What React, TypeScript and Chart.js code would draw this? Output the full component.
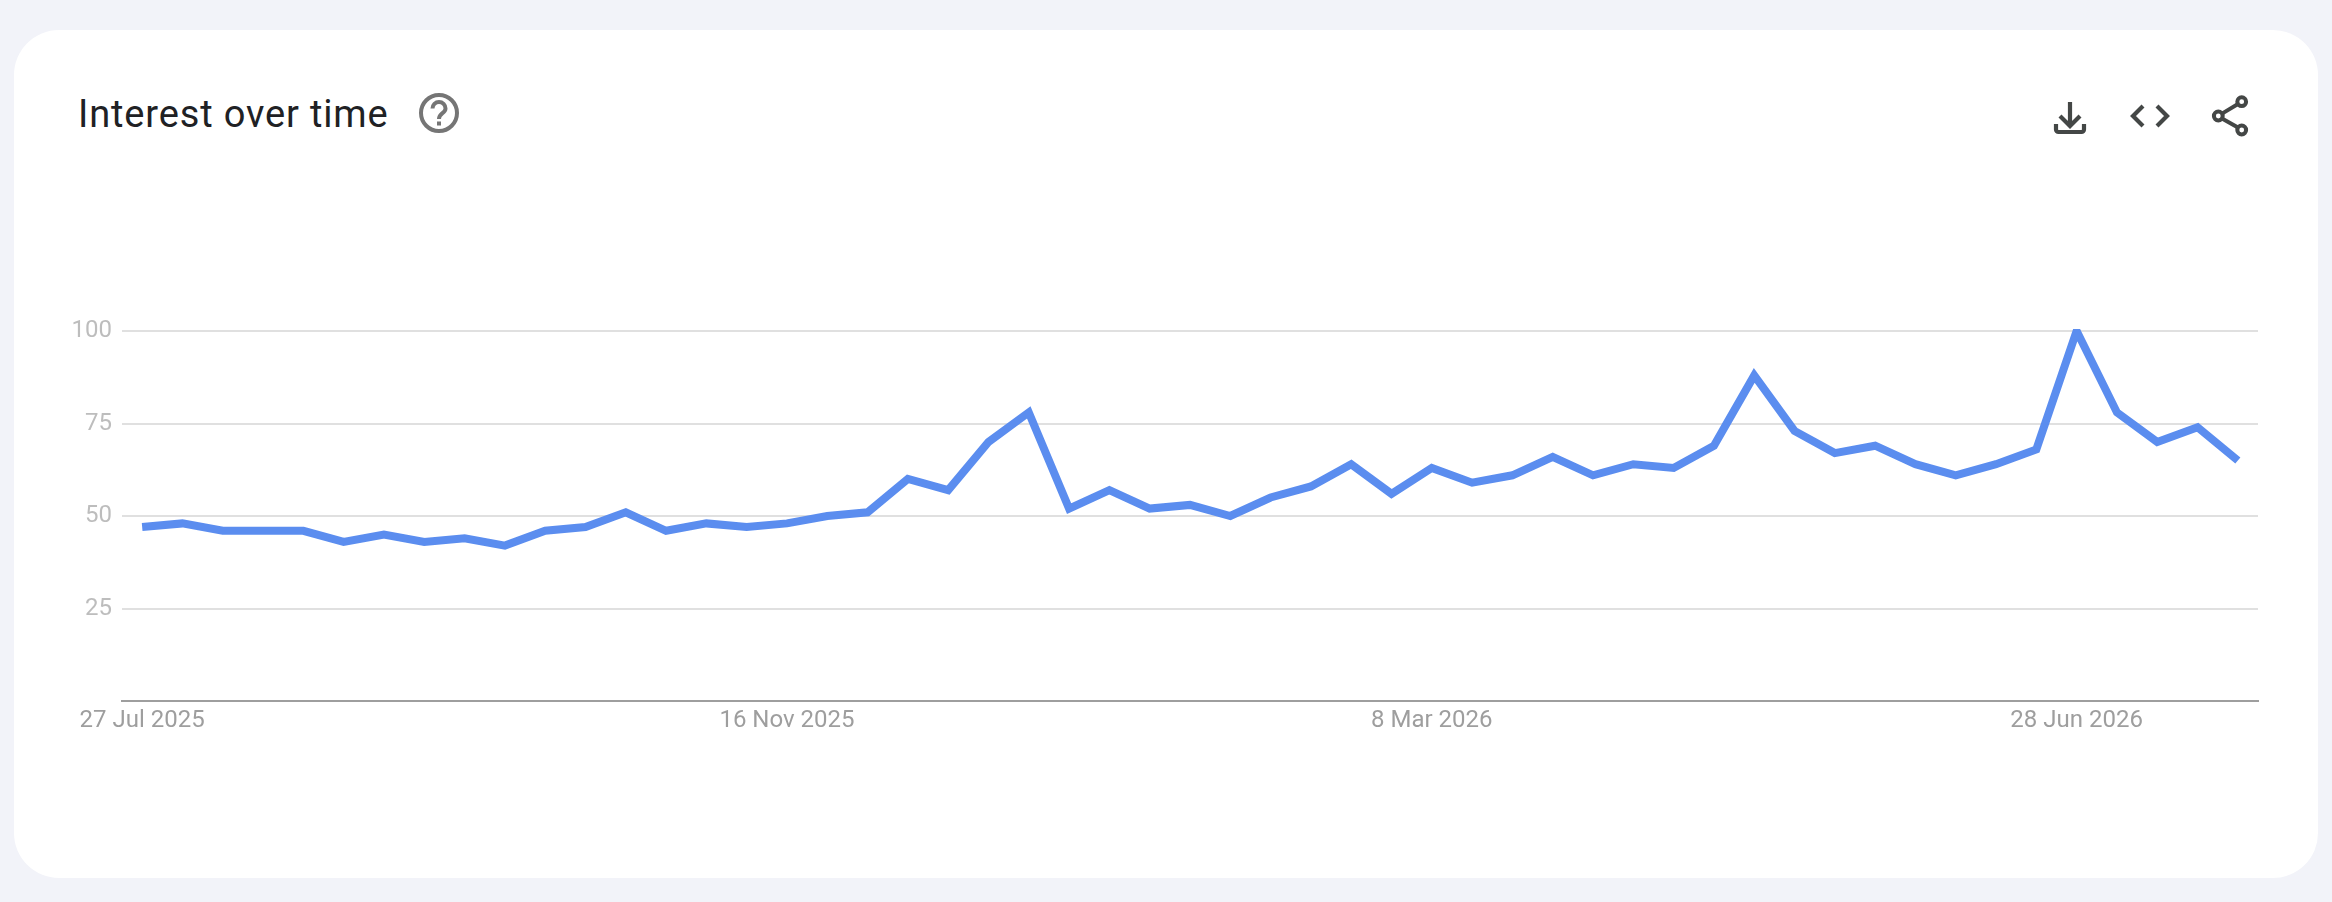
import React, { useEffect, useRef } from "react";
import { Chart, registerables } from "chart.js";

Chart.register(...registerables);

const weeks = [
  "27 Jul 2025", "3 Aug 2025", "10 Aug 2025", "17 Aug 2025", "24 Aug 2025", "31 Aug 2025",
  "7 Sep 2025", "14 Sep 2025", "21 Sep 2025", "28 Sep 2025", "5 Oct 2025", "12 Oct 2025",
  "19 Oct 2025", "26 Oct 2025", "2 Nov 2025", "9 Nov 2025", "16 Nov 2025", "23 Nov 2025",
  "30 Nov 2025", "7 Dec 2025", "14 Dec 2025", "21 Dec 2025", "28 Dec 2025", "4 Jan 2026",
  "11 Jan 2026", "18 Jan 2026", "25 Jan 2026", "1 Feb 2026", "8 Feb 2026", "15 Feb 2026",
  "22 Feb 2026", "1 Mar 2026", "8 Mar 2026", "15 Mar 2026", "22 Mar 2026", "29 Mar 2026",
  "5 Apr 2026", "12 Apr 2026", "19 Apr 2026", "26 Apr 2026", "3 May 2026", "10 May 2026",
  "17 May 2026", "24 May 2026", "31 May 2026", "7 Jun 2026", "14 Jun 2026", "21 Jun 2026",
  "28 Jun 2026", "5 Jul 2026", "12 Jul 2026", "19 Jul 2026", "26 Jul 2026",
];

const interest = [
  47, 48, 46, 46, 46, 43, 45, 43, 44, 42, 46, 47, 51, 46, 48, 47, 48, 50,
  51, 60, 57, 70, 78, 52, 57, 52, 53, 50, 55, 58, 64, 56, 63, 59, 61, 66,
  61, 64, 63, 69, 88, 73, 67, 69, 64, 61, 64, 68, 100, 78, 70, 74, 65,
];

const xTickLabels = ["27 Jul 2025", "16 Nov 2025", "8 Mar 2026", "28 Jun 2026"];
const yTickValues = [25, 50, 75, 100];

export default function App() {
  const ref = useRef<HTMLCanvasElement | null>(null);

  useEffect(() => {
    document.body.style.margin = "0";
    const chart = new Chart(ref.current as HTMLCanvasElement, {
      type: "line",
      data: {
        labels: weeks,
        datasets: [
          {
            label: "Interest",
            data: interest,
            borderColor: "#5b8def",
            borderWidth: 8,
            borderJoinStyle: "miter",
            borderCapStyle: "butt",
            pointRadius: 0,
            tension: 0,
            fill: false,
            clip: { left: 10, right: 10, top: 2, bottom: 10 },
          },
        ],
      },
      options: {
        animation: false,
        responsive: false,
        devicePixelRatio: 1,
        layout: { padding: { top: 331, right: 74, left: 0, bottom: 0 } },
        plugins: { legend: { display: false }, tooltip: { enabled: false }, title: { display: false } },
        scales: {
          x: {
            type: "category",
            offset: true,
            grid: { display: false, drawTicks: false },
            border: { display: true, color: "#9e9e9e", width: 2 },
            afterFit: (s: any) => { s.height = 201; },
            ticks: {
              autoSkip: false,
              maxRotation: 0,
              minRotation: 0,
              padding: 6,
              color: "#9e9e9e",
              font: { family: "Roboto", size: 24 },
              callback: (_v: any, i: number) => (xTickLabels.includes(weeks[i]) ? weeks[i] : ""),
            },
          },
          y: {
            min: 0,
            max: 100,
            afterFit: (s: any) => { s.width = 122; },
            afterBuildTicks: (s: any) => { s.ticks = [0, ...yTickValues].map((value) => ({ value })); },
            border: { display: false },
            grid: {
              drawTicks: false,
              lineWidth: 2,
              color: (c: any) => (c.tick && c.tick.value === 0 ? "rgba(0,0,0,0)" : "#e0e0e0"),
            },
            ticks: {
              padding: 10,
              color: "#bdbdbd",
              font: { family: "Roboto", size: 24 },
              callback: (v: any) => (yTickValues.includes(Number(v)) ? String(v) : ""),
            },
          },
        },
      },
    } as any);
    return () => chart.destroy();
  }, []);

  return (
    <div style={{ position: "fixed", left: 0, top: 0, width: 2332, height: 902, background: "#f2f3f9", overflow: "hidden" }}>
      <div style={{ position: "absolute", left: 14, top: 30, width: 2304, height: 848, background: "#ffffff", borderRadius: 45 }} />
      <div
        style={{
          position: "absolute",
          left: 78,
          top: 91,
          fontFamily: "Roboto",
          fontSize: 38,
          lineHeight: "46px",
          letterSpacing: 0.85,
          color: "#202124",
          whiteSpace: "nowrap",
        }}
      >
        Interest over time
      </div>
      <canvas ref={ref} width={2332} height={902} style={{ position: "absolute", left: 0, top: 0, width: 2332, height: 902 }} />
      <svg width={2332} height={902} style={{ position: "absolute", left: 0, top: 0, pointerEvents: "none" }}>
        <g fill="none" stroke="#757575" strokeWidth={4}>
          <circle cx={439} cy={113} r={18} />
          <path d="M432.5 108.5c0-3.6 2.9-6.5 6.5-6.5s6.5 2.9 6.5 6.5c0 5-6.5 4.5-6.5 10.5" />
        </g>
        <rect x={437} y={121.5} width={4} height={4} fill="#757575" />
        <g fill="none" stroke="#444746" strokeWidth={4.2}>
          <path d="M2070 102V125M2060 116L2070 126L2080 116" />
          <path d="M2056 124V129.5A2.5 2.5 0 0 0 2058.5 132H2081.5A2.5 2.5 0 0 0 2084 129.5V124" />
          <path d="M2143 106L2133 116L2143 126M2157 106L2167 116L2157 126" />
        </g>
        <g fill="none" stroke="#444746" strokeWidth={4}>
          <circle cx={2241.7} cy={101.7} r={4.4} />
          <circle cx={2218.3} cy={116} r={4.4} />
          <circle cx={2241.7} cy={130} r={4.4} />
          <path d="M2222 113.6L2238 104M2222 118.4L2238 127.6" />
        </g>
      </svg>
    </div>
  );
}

- - - - -

**STATED GOAL:** Print the complete listing exactly, apart from any pictures.

**ANSWER:**
What React, TypeScript and Chart.js code would draw this? Output the full component.
import React, { useEffect, useRef } from "react";
import { Chart, registerables } from "chart.js";

Chart.register(...registerables);

const weeks = [
  "27 Jul 2025", "3 Aug 2025", "10 Aug 2025", "17 Aug 2025", "24 Aug 2025", "31 Aug 2025",
  "7 Sep 2025", "14 Sep 2025", "21 Sep 2025", "28 Sep 2025", "5 Oct 2025", "12 Oct 2025",
  "19 Oct 2025", "26 Oct 2025", "2 Nov 2025", "9 Nov 2025", "16 Nov 2025", "23 Nov 2025",
  "30 Nov 2025", "7 Dec 2025", "14 Dec 2025", "21 Dec 2025", "28 Dec 2025", "4 Jan 2026",
  "11 Jan 2026", "18 Jan 2026", "25 Jan 2026", "1 Feb 2026", "8 Feb 2026", "15 Feb 2026",
  "22 Feb 2026", "1 Mar 2026", "8 Mar 2026", "15 Mar 2026", "22 Mar 2026", "29 Mar 2026",
  "5 Apr 2026", "12 Apr 2026", "19 Apr 2026", "26 Apr 2026", "3 May 2026", "10 May 2026",
  "17 May 2026", "24 May 2026", "31 May 2026", "7 Jun 2026", "14 Jun 2026", "21 Jun 2026",
  "28 Jun 2026", "5 Jul 2026", "12 Jul 2026", "19 Jul 2026", "26 Jul 2026",
];

const interest = [
  47, 48, 46, 46, 46, 43, 45, 43, 44, 42, 46, 47, 51, 46, 48, 47, 48, 50,
  51, 60, 57, 70, 78, 52, 57, 52, 53, 50, 55, 58, 64, 56, 63, 59, 61, 66,
  61, 64, 63, 69, 88, 73, 67, 69, 64, 61, 64, 68, 100, 78, 70, 74, 65,
];

const xTickLabels = ["27 Jul 2025", "16 Nov 2025", "8 Mar 2026", "28 Jun 2026"];
const yTickValues = [25, 50, 75, 100];

export default function App() {
  const ref = useRef<HTMLCanvasElement | null>(null);

  useEffect(() => {
    document.body.style.margin = "0";
    const chart = new Chart(ref.current as HTMLCanvasElement, {
      type: "line",
      data: {
        labels: weeks,
        datasets: [
          {
            label: "Interest",
            data: interest,
            borderColor: "#5b8def",
            borderWidth: 8,
            borderJoinStyle: "miter",
            borderCapStyle: "butt",
            pointRadius: 0,
            tension: 0,
            fill: false,
            clip: { left: 10, right: 10, top: 2, bottom: 10 },
          },
        ],
      },
      options: {
        animation: false,
        responsive: false,
        devicePixelRatio: 1,
        layout: { padding: { top: 331, right: 74, left: 0, bottom: 0 } },
        plugins: { legend: { display: false }, tooltip: { enabled: false }, title: { display: false } },
        scales: {
          x: {
            type: "category",
            offset: true,
            grid: { display: false, drawTicks: false },
            border: { display: true, color: "#9e9e9e", width: 2 },
            afterFit: (s: any) => { s.height = 201; },
            ticks: {
              autoSkip: false,
              maxRotation: 0,
              minRotation: 0,
              padding: 6,
              color: "#9e9e9e",
              font: { family: "Roboto", size: 24 },
              callback: (_v: any, i: number) => (xTickLabels.includes(weeks[i]) ? weeks[i] : ""),
            },
          },
          y: {
            min: 0,
            max: 100,
            afterFit: (s: any) => { s.width = 122; },
            afterBuildTicks: (s: any) => { s.ticks = [0, ...yTickValues].map((value) => ({ value })); },
            border: { display: false },
            grid: {
              drawTicks: false,
              lineWidth: 2,
              color: (c: any) => (c.tick && c.tick.value === 0 ? "rgba(0,0,0,0)" : "#e0e0e0"),
            },
            ticks: {
              padding: 10,
              color: "#bdbdbd",
              font: { family: "Roboto", size: 24 },
              callback: (v: any) => (yTickValues.includes(Number(v)) ? String(v) : ""),
            },
          },
        },
      },
    } as any);
    return () => chart.destroy();
  }, []);

  return (
    <div style={{ position: "fixed", left: 0, top: 0, width: 2332, height: 902, background: "#f2f3f9", overflow: "hidden" }}>
      <div style={{ position: "absolute", left: 14, top: 30, width: 2304, height: 848, background: "#ffffff", borderRadius: 45 }} />
      <div
        style={{
          position: "absolute",
          left: 78,
          top: 91,
          fontFamily: "Roboto",
          fontSize: 38,
          lineHeight: "46px",
          letterSpacing: 0.85,
          color: "#202124",
          whiteSpace: "nowrap",
        }}
      >
        Interest over time
      </div>
      <canvas ref={ref} width={2332} height={902} style={{ position: "absolute", left: 0, top: 0, width: 2332, height: 902 }} />
      <svg width={2332} height={902} style={{ position: "absolute", left: 0, top: 0, pointerEvents: "none" }}>
        <g fill="none" stroke="#757575" strokeWidth={4}>
          <circle cx={439} cy={113} r={18} />
          <path d="M432.5 108.5c0-3.6 2.9-6.5 6.5-6.5s6.5 2.9 6.5 6.5c0 5-6.5 4.5-6.5 10.5" />
        </g>
        <rect x={437} y={121.5} width={4} height={4} fill="#757575" />
        <g fill="none" stroke="#444746" strokeWidth={4.2}>
          <path d="M2070 102V125M2060 116L2070 126L2080 116" />
          <path d="M2056 124V129.5A2.5 2.5 0 0 0 2058.5 132H2081.5A2.5 2.5 0 0 0 2084 129.5V124" />
          <path d="M2143 106L2133 116L2143 126M2157 106L2167 116L2157 126" />
        </g>
        <g fill="none" stroke="#444746" strokeWidth={4}>
          <circle cx={2241.7} cy={101.7} r={4.4} />
          <circle cx={2218.3} cy={116} r={4.4} />
          <circle cx={2241.7} cy={130} r={4.4} />
          <path d="M2222 113.6L2238 104M2222 118.4L2238 127.6" />
        </g>
      </svg>
    </div>
  );
}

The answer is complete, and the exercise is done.